Investor Protection in Reality: Review of SIA’s Activities During 2014
Press release issued on December 30, 2014
Kyrgyzstan’s unfavorable investment environment means foreign investors will most likely face some sort of problems when doing business here. It is expected. What is important is how efficiently the problems can be solved. If problems are solved and publicized, it will send a positive message. Otherwise Kyrgyzstan’s struggles with attracting investors will continue.
SIA works with actual cases involving foreign investors facing problems. SIA identifies problems, and works with stakeholders to implement solutions. SIA’s first case has identified number of weaknesses in the system. On the positive note, the case, which was previously closed twice by GSBEP, got reopened. GSBEP, at a seminar held at JK, admitted that the reason for closing the case earlier was weak. Admitting weakness and taking steps to address it is a positive step by GSBEP.
But there are many weaknesses. For example the way investigations are currently conducted protect the wrongdoer and increase risk for the investor. During the investigation process the wrongdoer knows earlier on that he/she is subject to investigation. This gives the wrongdoer plenty of opportunity to take action to protect and/or hide evidence and stolen assets. In other countries, including some CIS countries, this risk is mitigated. Investigators act swiftly, by securing evidence before it is hidden or destroyed, and preventing the wrongdoer from transferring assets. This important step does not happen in Kyrgyzstan.

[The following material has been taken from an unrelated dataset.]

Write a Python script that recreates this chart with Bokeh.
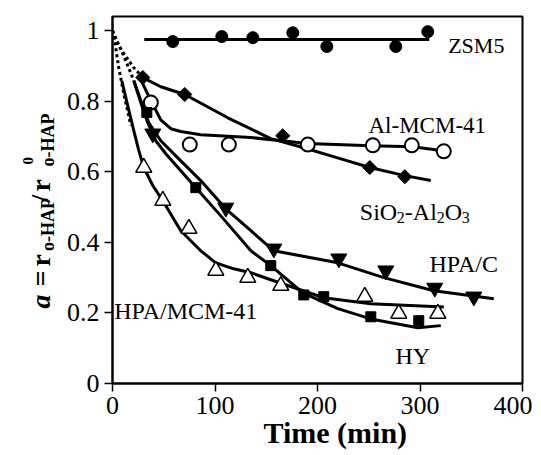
import math
from bokeh.plotting import figure
from bokeh.layouts import row
from bokeh.models import Range1d, FixedTicker, Label, Title
from bokeh.core.properties import value
from bokeh.embed import file_html
from bokeh.resources import INLINE

# ---------------- data ----------------
X_TICKS = [0, 100, 200, 300, 400]
X_TICK_LABELS = ["0", "100", "200", "300", "400"]
Y_TICKS = [0, 0.2, 0.4, 0.6, 0.8, 1.0]
Y_TICK_LABELS = ["0", "0.2", "0.4", "0.6", "0.8", "1"]

# ZSM5 (filled circles)
ZSM5_T = [58.8, 106.6, 136.9, 175.9, 209.1, 276.4, 307.6]
ZSM5_A = [0.969, 0.983, 0.980, 0.994, 0.955, 0.955, 0.997]
ZSM5_FIT_T = [31.0, 309.0]
ZSM5_FIT_A = [0.975, 0.975]

# SiO2-Al2O3 (filled diamonds)
SIAL_T = [29.6, 70.5, 166.1, 251.0, 285.2]
SIAL_A = [0.867, 0.819, 0.702, 0.612, 0.586]
SIAL_FIT_T = [29.6, 47.1, 70.5, 112.5, 154.4, 186.6, 218.8, 251.0, 285.2, 310.5]
SIAL_FIT_A = [0.867, 0.841, 0.819, 0.753, 0.694, 0.668, 0.640, 0.612, 0.589, 0.575]

# Al-MCM-41 (open circles)
ALMCM_T = [37.4, 75.4, 113.5, 190.5, 254.0, 292.0, 323.2]
ALMCM_A = [0.796, 0.677, 0.677, 0.677, 0.675, 0.675, 0.658]
ALMCM_FIT_T = [27.6, 37.4, 47.1, 56.9, 66.6, 86.1, 135.0, 190.5, 252.0, 293.0, 320.3]
ALMCM_FIT_A = [0.861, 0.802, 0.747, 0.722, 0.714, 0.705, 0.697, 0.680, 0.674, 0.671, 0.660]

# HY (filled squares)
HY_T = [33.5, 81.3, 154.4, 186.6, 206.1, 252.0, 298.8]
HY_A = [0.768, 0.555, 0.334, 0.251, 0.246, 0.189, 0.178]
HY_FIT_T = [20.8, 27.6, 34.4, 42.2, 52.0, 66.6, 81.3, 105.7, 135.0, 154.4, 185.7, 219.8, 252.0, 297.9, 320.3]
HY_FIT_A = [0.858, 0.796, 0.739, 0.688, 0.651, 0.603, 0.555, 0.475, 0.376, 0.334, 0.257, 0.212, 0.183, 0.158, 0.164]

# HPA/C (filled inverted triangles)
HPAC_T = [39.3, 110.5, 157.4, 220.8, 266.6, 314.4, 352.5]
HPAC_A = [0.708, 0.498, 0.382, 0.354, 0.320, 0.271, 0.246]
HPAC_FIT_T = [20.8, 27.6, 35.4, 47.1, 66.6, 86.1, 110.5, 135.0, 157.4, 188.6, 219.8, 264.7, 313.5, 372.0]
HPAC_FIT_A = [0.858, 0.802, 0.739, 0.688, 0.631, 0.575, 0.495, 0.433, 0.376, 0.359, 0.342, 0.300, 0.263, 0.240]

# HPA/MCM-41 (open triangles)
HPAMCM_T = [30.5, 49.1, 74.5, 100.8, 132.0, 164.2, 246.1, 279.3, 317.4]
HPAMCM_A = [0.612, 0.518, 0.439, 0.320, 0.300, 0.277, 0.246, 0.198, 0.198]
HPAMCM_FIT_T = [9.1, 14.9, 20.8, 25.7, 30.5, 39.3, 49.1, 66.6, 86.1, 100.8, 118.3, 135.0, 154.4, 206.1, 252.0, 323.2]
HPAMCM_FIT_A = [0.858, 0.787, 0.716, 0.660, 0.612, 0.561, 0.518, 0.433, 0.376, 0.342, 0.325, 0.314, 0.294, 0.243, 0.226, 0.217]

# dotted initial segments from (0, 1)
DOT1_T = [0.0, 3.2, 11.0, 20.8, 29.6]
DOT1_A = [1.0, 0.972, 0.935, 0.895, 0.867]
DOT2_T = [0.0, 5.2, 10.0, 14.9, 20.8]
DOT2_A = [1.0, 0.966, 0.935, 0.901, 0.858]
DOT3_T = [0.0, 1.3, 6.1, 11.0, 17.9]
DOT3_A = [1.0, 0.986, 0.895, 0.821, 0.731]

SERIF = "Liberation Serif"
H = 452          # total height
STRIP_W = 58     # width of the strip holding the y-axis title
TOP, BOTTOM = 16, 69

# ---------------- main plot ----------------
p = figure(width=474, height=H, x_range=Range1d(0, 400), y_range=Range1d(0, 1.04),
           output_backend="svg", toolbar_location=None, title=None,
           min_border_left=54, min_border_right=10, min_border_top=TOP, min_border_bottom=BOTTOM)
p.xgrid.visible = False
p.ygrid.visible = False
p.outline_line_color = "black"
p.outline_line_width = 2
p.background_fill_color = "white"
p.border_fill_color = "white"

for ax in (p.xaxis[0], p.yaxis[0]):
    ax.axis_line_width = 2
    ax.axis_line_color = "black"
    ax.major_tick_line_width = 1.5
    ax.major_tick_line_color = "black"
    ax.major_tick_out = 8
    ax.major_tick_in = 0
    ax.minor_tick_line_color = None
    ax.major_label_text_font = SERIF
    ax.major_label_text_font_size = "26px"
    ax.major_label_text_color = "black"
    ax.major_label_standoff = 5
p.xaxis.ticker = FixedTicker(ticks=X_TICKS)
p.xaxis.major_label_overrides = dict(zip(X_TICKS, X_TICK_LABELS))
p.yaxis.ticker = FixedTicker(ticks=Y_TICKS)
p.yaxis.major_label_overrides = dict(zip(Y_TICKS, Y_TICK_LABELS))

LW = 3
for tt, aa in ((DOT1_T, DOT1_A), (DOT2_T, DOT2_A), (DOT3_T, DOT3_A)):
    p.line(tt, aa, line_color="black", line_width=LW, line_dash="3 3")
for tt, aa in ((ZSM5_FIT_T, ZSM5_FIT_A), (SIAL_FIT_T, SIAL_FIT_A), (ALMCM_FIT_T, ALMCM_FIT_A),
               (HY_FIT_T, HY_FIT_A), (HPAC_FIT_T, HPAC_FIT_A), (HPAMCM_FIT_T, HPAMCM_FIT_A)):
    p.line(tt, aa, line_color="black", line_width=LW, line_join="round")

p.scatter(ZSM5_T, ZSM5_A, marker="circle", size=12, fill_color="black", line_color="black")
p.scatter(SIAL_T, SIAL_A, marker="square", size=10, angle=math.pi / 4, fill_color="black", line_color="black")
p.scatter(ALMCM_T, ALMCM_A, marker="circle", size=14, fill_color="white", line_color="black", line_width=2)
p.scatter(HY_T, HY_A, marker="square", size=10, fill_color="black", line_color="black")
p.scatter(HPAC_T, HPAC_A, marker="inverted_triangle", size=16, fill_color="black", line_color="black")
p.scatter(HPAMCM_T, HPAMCM_A, marker="triangle", size=16, fill_color="white", line_color="black", line_width=1.5)


def lab(x, y, text, align="center", size="24px", xo=0, yo=0):
    p.add_layout(Label(x=x, y=y, text=text, text_align=align, text_baseline="alphabetic",
                       text_font=SERIF, text_font_size=size, text_color="black",
                       x_offset=xo, y_offset=yo))


lab(354.9, 0.957, "ZSM5", size="22px")
lab(307.1, 0.731, "Al-MCM-41", size="23px")
lab(342.7, 0.339, "HPA/C")
lab(71.5, 0.206, "HPA/MCM-41")
lab(293.0, 0.078, "HY")
sx0, sy0 = 241.3, 0.487
lab(sx0, sy0, "SiO", align="left", xo=0)
lab(sx0, sy0, "2", align="left", size="16px", xo=37, yo=-6)
lab(sx0, sy0, "-Al", align="left", xo=45)
lab(sx0, sy0, "2", align="left", size="16px", xo=77, yo=-6)
lab(sx0, sy0, "O", align="left", xo=85)
lab(sx0, sy0, "3", align="left", size="16px", xo=102, yo=-6)

# x-axis title
p.add_layout(Title(text="Time (min)", align="left", offset=151, standoff=-6,
                   text_font=SERIF, text_font_size="30px", text_font_style="bold",
                   text_color="black"), "below")

# ---------------- strip with the y-axis title ----------------
# its frame is aligned with the main frame (page y 16..383); data y = H - page y
q = figure(width=STRIP_W, height=H, x_range=Range1d(0, STRIP_W), y_range=Range1d(H - (H - BOTTOM), H - TOP),
           output_backend="svg", toolbar_location=None, title=None,
           x_axis_type=None, y_axis_type=None,
           min_border_left=0, min_border_right=0, min_border_top=TOP, min_border_bottom=BOTTOM)
q.xgrid.visible = False
q.ygrid.visible = False
q.outline_line_color = None
q.background_fill_color = "white"
q.border_fill_color = "white"

R = math.pi / 2
def ytxt(x, y, text, size, style="bold"):
    q.text(x=[x], y=[y], text=[text], angle=R, text_font=value(SERIF),
           text_font_size=value(size), text_font_style=value(style),
           text_align="left", text_baseline="alphabetic", text_color="black")

ytxt(40, H - 308, "a", "28px", style="bold italic")
ytxt(40, H - 286, "=", "28px")
ytxt(40, H - 266, "r", "28px")
ytxt(47, H - 250.5, "o-HAP", "18px")
ytxt(40, H - 202, "/", "28px")
ytxt(40, H - 191, "r", "28px")
ytxt(27, H - 164, "0", "15px")
ytxt(47, H - 166, "o-HAP", "18px")

layout = row(q, p, spacing=0)
open("out.html", "w").write(file_html(layout, INLINE))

Another major weakness is the time delay. SIA’s first case has first referred to GSBEP in 2012. The current investigation was opened in January and the case is still in the initial investigation phase.
The investigation methods need updating urgently. The methods are probably from the Soviet era. To assist in updating, SIA secured support from some of the largest law firms in the world. SIA’s support to GSBEP was nominated for a Thomson Reuters Foundation sponsored Impact Award. Only three projects from the whole world were selected. No other Central Asian project has ever reached this level. This achievement generated positive publicity and opened doors for further support from other stakeholders. But support is only available if GSBEP and other state agencies cooperate.
SIA’s first case involves many serious allegations including investor fraud, intend to defraud two EU government funded institutions, tax evasion and providing false evidence to state agencies. With investor fraud cases, usually just a few persons benefit. The rest of the population do not benefit. In fact they lose. With SIA’s first case, further investment, including interest from industry leading EU companies, has been put on hold because of the problem. A lot of jobs would have been created, and government would have received tax revenues.
There is now a greater need to attract foreign investors. The economic crises in Russia, and the plunging ruble, will create significant challenges for Kyrgyzstan in the coming years. Kyrgyzstanis working in Russia may face job losses, or salary cuts. The remittance they send to Kyrgyzstan will be less when converted into dollars or soms. Exports from Kyrgyzstan to Russia will become less attractive. Kyrgyz companies will start laying off people, further worsening the unemployment situation. Lower disposable income will reduce consumer spending, triggering further job cuts and other cost cutting measures. This could be the start of a downward spiral. For a country already struggling, a downward spiral is the last thing it needs.
Government needs to take decisive action, to show in practice how investors are protected. Showing investor protection will be an important step towards realizing Kyrgyz private sector’s development potential. A more developed private sector will help to replace imports with domestic production, increase exports, create jobs and increase government revenue. Does Kyrgyzstan really need to import condensed milk from Ukraine, apples and beef from China and eggs from Kazakhstan when there are underutilized resources in Kyrgyzstan? Foreign investment and expertise is needed for private sector development. And one way to attract investors is to show that existing investors are being looked after. Passing good laws and making promises has not worked in the past, and its unlikely to work in future. Because laws are only effective if they are enforced, which does not always happen in Kyrgyzstan.
There is hope. Government’s initiative to establish the Investment Promotion Agency seems to be paying off. The Agency has already assisted investors facing issues. This is what was lacking in the past, a dedicated team of energetic and motivated staff focusing specifically on investments. The agency is new. While it has already shown some positive outcomes within a short period of time, its future may well depend on results, and continuing stakeholder support.